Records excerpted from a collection
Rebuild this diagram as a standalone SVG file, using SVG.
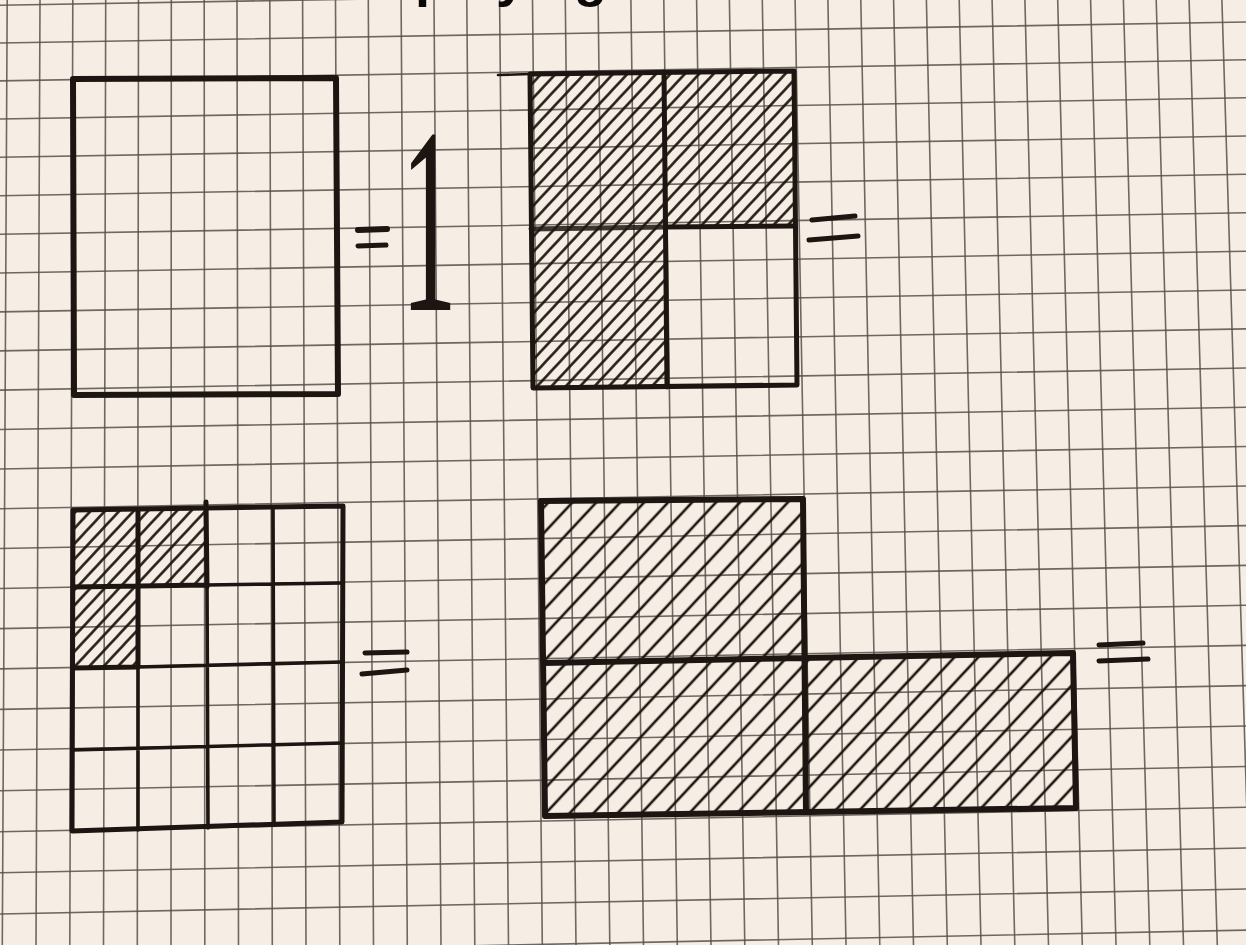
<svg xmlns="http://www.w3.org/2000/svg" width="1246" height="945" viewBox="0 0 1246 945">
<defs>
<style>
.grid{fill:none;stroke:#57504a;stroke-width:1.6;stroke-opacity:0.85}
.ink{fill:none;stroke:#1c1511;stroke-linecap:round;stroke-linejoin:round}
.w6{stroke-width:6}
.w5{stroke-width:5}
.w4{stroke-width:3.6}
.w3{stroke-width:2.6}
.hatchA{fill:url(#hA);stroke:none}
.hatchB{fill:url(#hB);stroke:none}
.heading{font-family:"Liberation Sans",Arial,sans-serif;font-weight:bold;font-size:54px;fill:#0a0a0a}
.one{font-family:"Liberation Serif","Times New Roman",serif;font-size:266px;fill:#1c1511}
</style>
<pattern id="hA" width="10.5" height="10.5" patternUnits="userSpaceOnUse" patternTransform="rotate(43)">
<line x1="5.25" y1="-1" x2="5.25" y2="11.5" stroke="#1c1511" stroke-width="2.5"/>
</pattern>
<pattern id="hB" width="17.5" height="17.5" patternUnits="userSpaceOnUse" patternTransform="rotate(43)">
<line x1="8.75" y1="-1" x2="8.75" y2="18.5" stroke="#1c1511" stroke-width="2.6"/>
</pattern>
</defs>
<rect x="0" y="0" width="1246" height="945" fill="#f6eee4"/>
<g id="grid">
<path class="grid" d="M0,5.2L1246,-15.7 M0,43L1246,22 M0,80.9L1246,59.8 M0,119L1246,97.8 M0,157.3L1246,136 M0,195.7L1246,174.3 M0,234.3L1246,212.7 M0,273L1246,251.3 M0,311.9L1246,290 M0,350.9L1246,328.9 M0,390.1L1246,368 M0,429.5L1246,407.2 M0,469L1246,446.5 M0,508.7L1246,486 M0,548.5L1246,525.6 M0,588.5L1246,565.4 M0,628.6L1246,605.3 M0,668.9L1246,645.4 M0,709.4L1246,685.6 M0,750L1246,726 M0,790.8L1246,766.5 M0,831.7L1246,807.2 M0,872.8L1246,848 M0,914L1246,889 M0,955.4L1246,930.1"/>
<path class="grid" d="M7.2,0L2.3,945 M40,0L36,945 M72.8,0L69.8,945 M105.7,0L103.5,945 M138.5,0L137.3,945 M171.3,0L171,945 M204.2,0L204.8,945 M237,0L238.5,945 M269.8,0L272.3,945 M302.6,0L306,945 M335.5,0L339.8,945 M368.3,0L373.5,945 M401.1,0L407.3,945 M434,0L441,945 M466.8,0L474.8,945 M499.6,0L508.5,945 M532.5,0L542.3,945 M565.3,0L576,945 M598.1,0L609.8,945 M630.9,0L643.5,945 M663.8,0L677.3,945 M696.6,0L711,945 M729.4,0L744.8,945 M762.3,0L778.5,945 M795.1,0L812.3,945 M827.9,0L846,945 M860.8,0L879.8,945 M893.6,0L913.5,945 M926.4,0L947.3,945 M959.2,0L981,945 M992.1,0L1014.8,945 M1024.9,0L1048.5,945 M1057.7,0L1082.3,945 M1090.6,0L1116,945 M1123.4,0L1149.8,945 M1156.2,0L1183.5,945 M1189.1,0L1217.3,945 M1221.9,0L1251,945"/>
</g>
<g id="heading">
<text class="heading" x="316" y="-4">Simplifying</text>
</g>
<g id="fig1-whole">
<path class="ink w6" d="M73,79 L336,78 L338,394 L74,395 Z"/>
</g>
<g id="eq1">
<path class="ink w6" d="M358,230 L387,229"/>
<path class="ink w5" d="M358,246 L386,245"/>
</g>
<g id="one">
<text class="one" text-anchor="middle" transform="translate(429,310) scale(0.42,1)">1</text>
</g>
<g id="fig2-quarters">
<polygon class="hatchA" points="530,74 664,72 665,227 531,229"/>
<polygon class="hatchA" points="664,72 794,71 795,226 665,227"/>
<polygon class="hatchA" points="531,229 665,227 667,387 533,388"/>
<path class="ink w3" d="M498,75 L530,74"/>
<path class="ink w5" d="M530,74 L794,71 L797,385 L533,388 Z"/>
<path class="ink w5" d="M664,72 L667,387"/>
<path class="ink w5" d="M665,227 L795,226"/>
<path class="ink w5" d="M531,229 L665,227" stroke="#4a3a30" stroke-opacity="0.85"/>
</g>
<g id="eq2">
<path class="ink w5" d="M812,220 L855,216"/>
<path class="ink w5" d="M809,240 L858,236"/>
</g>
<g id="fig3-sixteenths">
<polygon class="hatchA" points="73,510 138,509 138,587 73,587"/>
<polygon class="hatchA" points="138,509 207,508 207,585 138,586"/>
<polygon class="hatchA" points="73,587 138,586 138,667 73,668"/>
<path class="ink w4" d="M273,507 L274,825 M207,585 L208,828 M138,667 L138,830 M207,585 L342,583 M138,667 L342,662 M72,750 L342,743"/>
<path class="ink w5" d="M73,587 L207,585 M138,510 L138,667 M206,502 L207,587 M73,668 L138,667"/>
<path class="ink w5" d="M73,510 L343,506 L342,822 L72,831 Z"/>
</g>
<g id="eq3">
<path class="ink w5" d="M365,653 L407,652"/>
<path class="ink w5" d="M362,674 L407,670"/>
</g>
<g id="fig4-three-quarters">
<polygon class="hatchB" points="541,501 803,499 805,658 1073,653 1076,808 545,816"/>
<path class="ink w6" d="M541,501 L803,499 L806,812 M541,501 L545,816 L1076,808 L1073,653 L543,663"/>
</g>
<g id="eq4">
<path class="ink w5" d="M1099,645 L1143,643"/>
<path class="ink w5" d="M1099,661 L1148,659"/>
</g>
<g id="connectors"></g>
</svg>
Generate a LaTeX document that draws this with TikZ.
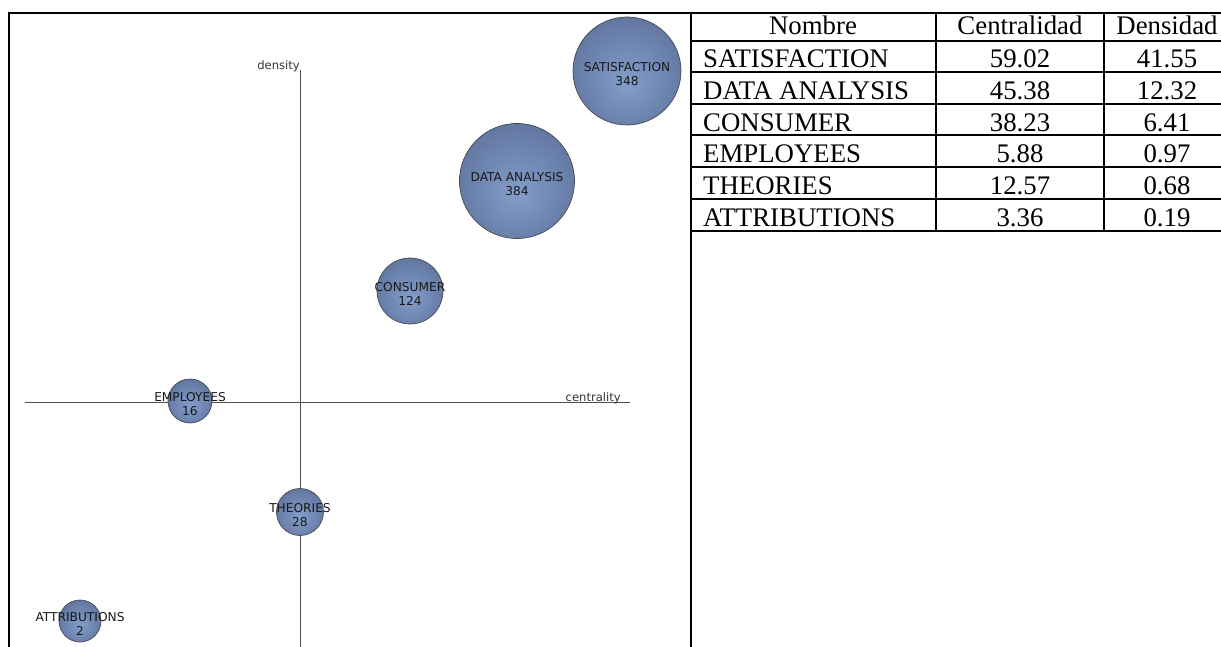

SHORT PROBLEM: Set the pictures aside and transcribe the data above exactly.

THE COMPLETED TASK:
Rebuild this diagram as a standalone SVG file, using SVG.
<svg xmlns="http://www.w3.org/2000/svg" width="1246" height="945" viewBox="0 0 1246 945">
<defs>
<style>
.grid{fill:none;stroke:#57504a;stroke-width:1.6;stroke-opacity:0.85}
.ink{fill:none;stroke:#1c1511;stroke-linecap:round;stroke-linejoin:round}
.w6{stroke-width:6}
.w5{stroke-width:5}
.w4{stroke-width:3.6}
.w3{stroke-width:2.6}
.hatchA{fill:url(#hA);stroke:none}
.hatchB{fill:url(#hB);stroke:none}
.heading{font-family:"Liberation Sans",Arial,sans-serif;font-weight:bold;font-size:54px;fill:#0a0a0a}
.one{font-family:"Liberation Serif","Times New Roman",serif;font-size:266px;fill:#1c1511}
</style>
<pattern id="hA" width="10.5" height="10.5" patternUnits="userSpaceOnUse" patternTransform="rotate(43)">
<line x1="5.25" y1="-1" x2="5.25" y2="11.5" stroke="#1c1511" stroke-width="2.5"/>
</pattern>
<pattern id="hB" width="17.5" height="17.5" patternUnits="userSpaceOnUse" patternTransform="rotate(43)">
<line x1="8.75" y1="-1" x2="8.75" y2="18.5" stroke="#1c1511" stroke-width="2.6"/>
</pattern>
</defs>
<rect x="0" y="0" width="1246" height="945" fill="#f6eee4"/>
<g id="grid">
<path class="grid" d="M0,5.2L1246,-15.7 M0,43L1246,22 M0,80.9L1246,59.8 M0,119L1246,97.8 M0,157.3L1246,136 M0,195.7L1246,174.3 M0,234.3L1246,212.7 M0,273L1246,251.3 M0,311.9L1246,290 M0,350.9L1246,328.9 M0,390.1L1246,368 M0,429.5L1246,407.2 M0,469L1246,446.5 M0,508.7L1246,486 M0,548.5L1246,525.6 M0,588.5L1246,565.4 M0,628.6L1246,605.3 M0,668.9L1246,645.4 M0,709.4L1246,685.6 M0,750L1246,726 M0,790.8L1246,766.5 M0,831.7L1246,807.2 M0,872.8L1246,848 M0,914L1246,889 M0,955.4L1246,930.1"/>
<path class="grid" d="M7.2,0L2.3,945 M40,0L36,945 M72.8,0L69.8,945 M105.7,0L103.5,945 M138.5,0L137.3,945 M171.3,0L171,945 M204.2,0L204.8,945 M237,0L238.5,945 M269.8,0L272.3,945 M302.6,0L306,945 M335.5,0L339.8,945 M368.3,0L373.5,945 M401.1,0L407.3,945 M434,0L441,945 M466.8,0L474.8,945 M499.6,0L508.5,945 M532.5,0L542.3,945 M565.3,0L576,945 M598.1,0L609.8,945 M630.9,0L643.5,945 M663.8,0L677.3,945 M696.6,0L711,945 M729.4,0L744.8,945 M762.3,0L778.5,945 M795.1,0L812.3,945 M827.9,0L846,945 M860.8,0L879.8,945 M893.6,0L913.5,945 M926.4,0L947.3,945 M959.2,0L981,945 M992.1,0L1014.8,945 M1024.9,0L1048.5,945 M1057.7,0L1082.3,945 M1090.6,0L1116,945 M1123.4,0L1149.8,945 M1156.2,0L1183.5,945 M1189.1,0L1217.3,945 M1221.9,0L1251,945"/>
</g>
<g id="heading">
<text class="heading" x="316" y="-4">Simplifying</text>
</g>
<g id="fig1-whole">
<path class="ink w6" d="M73,79 L336,78 L338,394 L74,395 Z"/>
</g>
<g id="eq1">
<path class="ink w6" d="M358,230 L387,229"/>
<path class="ink w5" d="M358,246 L386,245"/>
</g>
<g id="one">
<text class="one" text-anchor="middle" transform="translate(429,310) scale(0.42,1)">1</text>
</g>
<g id="fig2-quarters">
<polygon class="hatchA" points="530,74 664,72 665,227 531,229"/>
<polygon class="hatchA" points="664,72 794,71 795,226 665,227"/>
<polygon class="hatchA" points="531,229 665,227 667,387 533,388"/>
<path class="ink w3" d="M498,75 L530,74"/>
<path class="ink w5" d="M530,74 L794,71 L797,385 L533,388 Z"/>
<path class="ink w5" d="M664,72 L667,387"/>
<path class="ink w5" d="M665,227 L795,226"/>
<path class="ink w5" d="M531,229 L665,227" stroke="#4a3a30" stroke-opacity="0.85"/>
</g>
<g id="eq2">
<path class="ink w5" d="M812,220 L855,216"/>
<path class="ink w5" d="M809,240 L858,236"/>
</g>
<g id="fig3-sixteenths">
<polygon class="hatchA" points="73,510 138,509 138,587 73,587"/>
<polygon class="hatchA" points="138,509 207,508 207,585 138,586"/>
<polygon class="hatchA" points="73,587 138,586 138,667 73,668"/>
<path class="ink w4" d="M273,507 L274,825 M207,585 L208,828 M138,667 L138,830 M207,585 L342,583 M138,667 L342,662 M72,750 L342,743"/>
<path class="ink w5" d="M73,587 L207,585 M138,510 L138,667 M206,502 L207,587 M73,668 L138,667"/>
<path class="ink w5" d="M73,510 L343,506 L342,822 L72,831 Z"/>
</g>
<g id="eq3">
<path class="ink w5" d="M365,653 L407,652"/>
<path class="ink w5" d="M362,674 L407,670"/>
</g>
<g id="fig4-three-quarters">
<polygon class="hatchB" points="541,501 803,499 805,658 1073,653 1076,808 545,816"/>
<path class="ink w6" d="M541,501 L803,499 L806,812 M541,501 L545,816 L1076,808 L1073,653 L543,663"/>
</g>
<g id="eq4">
<path class="ink w5" d="M1099,645 L1143,643"/>
<path class="ink w5" d="M1099,661 L1148,659"/>
</g>
<g id="connectors"></g>
</svg>
Generate a LaTeX document that draws this with TikZ.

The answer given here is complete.